Among the entries below, extract exactly the lines that run from the one with "Output the Python" through the one with "import pandas as pd", both ends included.

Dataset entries

##############################

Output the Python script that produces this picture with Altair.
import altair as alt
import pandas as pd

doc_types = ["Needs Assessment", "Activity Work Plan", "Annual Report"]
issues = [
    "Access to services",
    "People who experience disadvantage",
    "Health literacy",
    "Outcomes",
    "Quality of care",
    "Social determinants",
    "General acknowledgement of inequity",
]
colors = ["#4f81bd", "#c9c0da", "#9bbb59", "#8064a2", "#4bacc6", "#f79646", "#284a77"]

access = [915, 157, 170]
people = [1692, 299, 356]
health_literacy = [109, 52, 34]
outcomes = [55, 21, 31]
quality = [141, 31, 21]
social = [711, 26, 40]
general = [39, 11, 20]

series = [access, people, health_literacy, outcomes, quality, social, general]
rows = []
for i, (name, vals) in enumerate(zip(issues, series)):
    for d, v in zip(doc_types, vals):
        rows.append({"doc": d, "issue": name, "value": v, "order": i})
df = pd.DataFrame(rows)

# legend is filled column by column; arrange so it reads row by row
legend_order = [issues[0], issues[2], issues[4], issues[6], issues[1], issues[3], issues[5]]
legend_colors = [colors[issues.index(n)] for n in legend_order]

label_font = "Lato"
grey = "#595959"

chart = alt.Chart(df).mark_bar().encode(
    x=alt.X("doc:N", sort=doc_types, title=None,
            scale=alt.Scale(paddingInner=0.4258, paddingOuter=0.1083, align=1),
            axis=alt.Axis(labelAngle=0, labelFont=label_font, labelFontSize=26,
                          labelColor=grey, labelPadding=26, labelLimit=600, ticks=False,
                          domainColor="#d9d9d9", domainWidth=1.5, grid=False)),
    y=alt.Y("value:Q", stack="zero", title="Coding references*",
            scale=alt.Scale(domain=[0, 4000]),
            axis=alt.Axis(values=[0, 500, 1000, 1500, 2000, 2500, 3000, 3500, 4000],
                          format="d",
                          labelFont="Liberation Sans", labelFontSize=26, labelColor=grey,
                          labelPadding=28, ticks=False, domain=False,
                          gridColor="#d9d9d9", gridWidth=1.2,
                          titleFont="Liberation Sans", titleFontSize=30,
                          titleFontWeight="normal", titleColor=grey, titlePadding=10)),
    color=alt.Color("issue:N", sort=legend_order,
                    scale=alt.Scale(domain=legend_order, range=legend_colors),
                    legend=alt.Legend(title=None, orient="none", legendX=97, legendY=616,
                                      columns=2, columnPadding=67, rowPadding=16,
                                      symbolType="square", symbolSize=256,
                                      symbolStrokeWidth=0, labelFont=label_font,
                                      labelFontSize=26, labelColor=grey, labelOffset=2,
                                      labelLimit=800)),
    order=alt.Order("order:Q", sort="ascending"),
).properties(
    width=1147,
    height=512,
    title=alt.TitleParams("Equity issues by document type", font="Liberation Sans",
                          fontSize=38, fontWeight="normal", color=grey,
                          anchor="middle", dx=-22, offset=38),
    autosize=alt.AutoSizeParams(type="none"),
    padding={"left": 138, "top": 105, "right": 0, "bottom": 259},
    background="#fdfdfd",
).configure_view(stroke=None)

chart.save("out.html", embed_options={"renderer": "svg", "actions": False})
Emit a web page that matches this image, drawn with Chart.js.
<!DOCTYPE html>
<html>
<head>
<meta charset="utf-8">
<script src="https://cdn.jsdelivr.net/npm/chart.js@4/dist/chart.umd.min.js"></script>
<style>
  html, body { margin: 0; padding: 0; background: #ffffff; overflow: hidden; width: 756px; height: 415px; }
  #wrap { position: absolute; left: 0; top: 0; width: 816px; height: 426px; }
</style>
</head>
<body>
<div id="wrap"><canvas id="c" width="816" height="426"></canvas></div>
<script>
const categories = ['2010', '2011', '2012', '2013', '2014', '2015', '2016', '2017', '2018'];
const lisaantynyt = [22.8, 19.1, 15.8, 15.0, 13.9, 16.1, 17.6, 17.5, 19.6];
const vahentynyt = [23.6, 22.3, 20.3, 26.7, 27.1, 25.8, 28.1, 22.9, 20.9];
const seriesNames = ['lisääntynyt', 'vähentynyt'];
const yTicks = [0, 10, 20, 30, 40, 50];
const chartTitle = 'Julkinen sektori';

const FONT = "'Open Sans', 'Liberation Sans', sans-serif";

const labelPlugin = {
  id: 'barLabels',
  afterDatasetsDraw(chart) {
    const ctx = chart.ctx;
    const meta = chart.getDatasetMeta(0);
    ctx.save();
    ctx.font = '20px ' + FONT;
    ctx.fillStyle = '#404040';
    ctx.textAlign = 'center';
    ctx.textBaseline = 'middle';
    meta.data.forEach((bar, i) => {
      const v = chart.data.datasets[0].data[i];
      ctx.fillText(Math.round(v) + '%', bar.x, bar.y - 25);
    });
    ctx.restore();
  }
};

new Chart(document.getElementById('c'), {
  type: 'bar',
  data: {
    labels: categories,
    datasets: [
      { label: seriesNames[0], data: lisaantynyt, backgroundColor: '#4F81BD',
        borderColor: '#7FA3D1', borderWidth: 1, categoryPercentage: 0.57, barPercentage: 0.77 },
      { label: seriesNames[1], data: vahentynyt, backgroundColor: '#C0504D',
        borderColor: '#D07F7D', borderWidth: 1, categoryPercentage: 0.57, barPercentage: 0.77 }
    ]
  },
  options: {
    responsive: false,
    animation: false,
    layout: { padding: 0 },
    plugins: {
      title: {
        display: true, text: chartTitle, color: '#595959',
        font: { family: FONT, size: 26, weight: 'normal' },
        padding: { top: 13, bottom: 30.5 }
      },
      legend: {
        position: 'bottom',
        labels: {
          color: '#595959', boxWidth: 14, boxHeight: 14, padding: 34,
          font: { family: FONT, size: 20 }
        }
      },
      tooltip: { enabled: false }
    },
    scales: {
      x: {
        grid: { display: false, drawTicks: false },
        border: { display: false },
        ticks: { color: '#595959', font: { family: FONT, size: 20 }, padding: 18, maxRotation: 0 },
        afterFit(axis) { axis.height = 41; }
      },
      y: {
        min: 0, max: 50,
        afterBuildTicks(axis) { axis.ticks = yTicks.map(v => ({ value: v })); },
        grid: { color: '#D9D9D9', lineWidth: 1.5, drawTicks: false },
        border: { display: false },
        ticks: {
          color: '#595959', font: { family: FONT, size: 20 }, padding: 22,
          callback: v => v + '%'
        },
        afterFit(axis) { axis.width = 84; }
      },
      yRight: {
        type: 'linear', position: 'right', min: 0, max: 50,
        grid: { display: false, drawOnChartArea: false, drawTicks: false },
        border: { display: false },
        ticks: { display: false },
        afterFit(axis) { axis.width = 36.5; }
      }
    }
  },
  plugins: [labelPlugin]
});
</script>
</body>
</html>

##############################

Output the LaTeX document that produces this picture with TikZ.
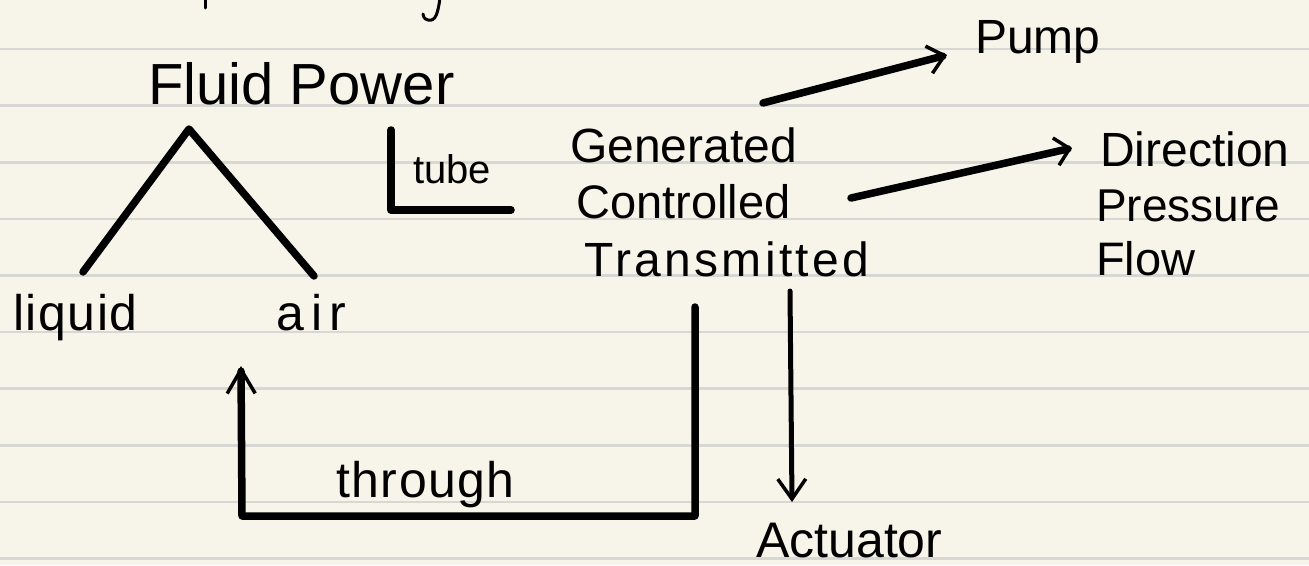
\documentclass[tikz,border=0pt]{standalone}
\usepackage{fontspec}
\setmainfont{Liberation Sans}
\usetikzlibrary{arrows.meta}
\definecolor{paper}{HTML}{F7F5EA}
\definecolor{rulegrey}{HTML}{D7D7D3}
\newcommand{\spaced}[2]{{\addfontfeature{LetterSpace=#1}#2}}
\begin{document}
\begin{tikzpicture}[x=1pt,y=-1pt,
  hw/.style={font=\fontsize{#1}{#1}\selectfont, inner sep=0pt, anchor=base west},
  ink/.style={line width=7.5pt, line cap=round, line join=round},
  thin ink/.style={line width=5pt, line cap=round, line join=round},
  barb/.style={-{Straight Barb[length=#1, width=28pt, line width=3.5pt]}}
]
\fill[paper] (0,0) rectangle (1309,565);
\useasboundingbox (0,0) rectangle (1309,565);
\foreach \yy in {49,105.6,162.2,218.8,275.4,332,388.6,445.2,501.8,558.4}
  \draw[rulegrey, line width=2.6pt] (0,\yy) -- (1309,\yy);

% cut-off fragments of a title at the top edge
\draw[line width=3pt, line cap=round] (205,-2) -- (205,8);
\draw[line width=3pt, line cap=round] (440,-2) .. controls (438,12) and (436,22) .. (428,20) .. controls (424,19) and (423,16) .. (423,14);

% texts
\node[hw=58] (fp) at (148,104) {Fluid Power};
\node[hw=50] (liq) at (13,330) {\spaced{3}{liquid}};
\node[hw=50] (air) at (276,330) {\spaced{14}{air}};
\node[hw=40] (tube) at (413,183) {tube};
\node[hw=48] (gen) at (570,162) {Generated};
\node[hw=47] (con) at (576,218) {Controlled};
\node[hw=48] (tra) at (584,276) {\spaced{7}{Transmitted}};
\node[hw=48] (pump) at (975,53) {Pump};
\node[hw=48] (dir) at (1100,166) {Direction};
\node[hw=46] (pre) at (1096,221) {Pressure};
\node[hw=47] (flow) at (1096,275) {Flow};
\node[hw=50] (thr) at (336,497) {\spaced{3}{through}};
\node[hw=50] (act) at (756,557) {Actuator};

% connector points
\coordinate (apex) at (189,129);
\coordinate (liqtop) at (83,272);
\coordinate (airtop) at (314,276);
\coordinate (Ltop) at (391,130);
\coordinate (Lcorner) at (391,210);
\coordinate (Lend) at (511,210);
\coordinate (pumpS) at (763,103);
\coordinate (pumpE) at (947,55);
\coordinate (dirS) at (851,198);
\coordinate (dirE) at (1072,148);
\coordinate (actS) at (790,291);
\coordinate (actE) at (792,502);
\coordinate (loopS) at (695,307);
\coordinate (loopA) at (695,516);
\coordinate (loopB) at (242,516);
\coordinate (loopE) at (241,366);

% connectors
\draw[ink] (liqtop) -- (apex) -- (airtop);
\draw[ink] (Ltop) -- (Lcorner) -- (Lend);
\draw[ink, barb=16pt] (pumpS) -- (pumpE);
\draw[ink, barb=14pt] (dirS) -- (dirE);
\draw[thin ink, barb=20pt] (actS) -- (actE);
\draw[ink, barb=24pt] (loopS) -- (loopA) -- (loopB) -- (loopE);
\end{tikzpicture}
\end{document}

##############################

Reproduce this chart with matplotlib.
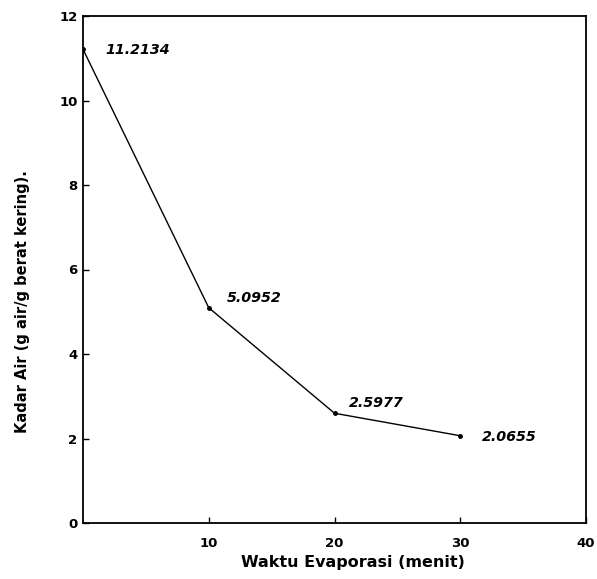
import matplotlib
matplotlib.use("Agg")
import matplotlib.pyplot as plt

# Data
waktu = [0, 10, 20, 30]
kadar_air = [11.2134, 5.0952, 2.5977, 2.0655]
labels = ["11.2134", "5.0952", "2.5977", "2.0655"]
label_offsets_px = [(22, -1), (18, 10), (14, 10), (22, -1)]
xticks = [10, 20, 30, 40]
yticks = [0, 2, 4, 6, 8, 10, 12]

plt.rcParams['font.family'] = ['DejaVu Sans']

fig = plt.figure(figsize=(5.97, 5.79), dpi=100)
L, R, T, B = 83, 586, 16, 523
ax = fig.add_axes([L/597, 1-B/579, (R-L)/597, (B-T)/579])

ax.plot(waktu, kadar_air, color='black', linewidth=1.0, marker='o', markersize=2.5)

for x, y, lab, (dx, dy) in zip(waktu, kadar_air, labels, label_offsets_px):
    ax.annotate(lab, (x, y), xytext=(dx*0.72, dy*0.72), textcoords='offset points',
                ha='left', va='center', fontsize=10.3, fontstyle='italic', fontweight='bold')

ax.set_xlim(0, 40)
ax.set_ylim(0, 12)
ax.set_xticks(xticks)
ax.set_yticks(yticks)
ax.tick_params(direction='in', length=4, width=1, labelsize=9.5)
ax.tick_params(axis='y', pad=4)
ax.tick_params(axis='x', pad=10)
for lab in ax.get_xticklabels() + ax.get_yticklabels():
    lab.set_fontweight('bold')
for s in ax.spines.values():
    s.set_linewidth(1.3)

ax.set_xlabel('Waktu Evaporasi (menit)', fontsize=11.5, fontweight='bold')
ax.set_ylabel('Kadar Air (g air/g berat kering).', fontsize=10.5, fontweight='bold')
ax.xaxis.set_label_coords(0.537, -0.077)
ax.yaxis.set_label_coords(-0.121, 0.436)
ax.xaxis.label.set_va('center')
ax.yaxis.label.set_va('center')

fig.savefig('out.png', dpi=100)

##############################

## ANSWER TO THE PROBLEM
Output the Python script that produces this picture with Altair.
import altair as alt
import pandas as pd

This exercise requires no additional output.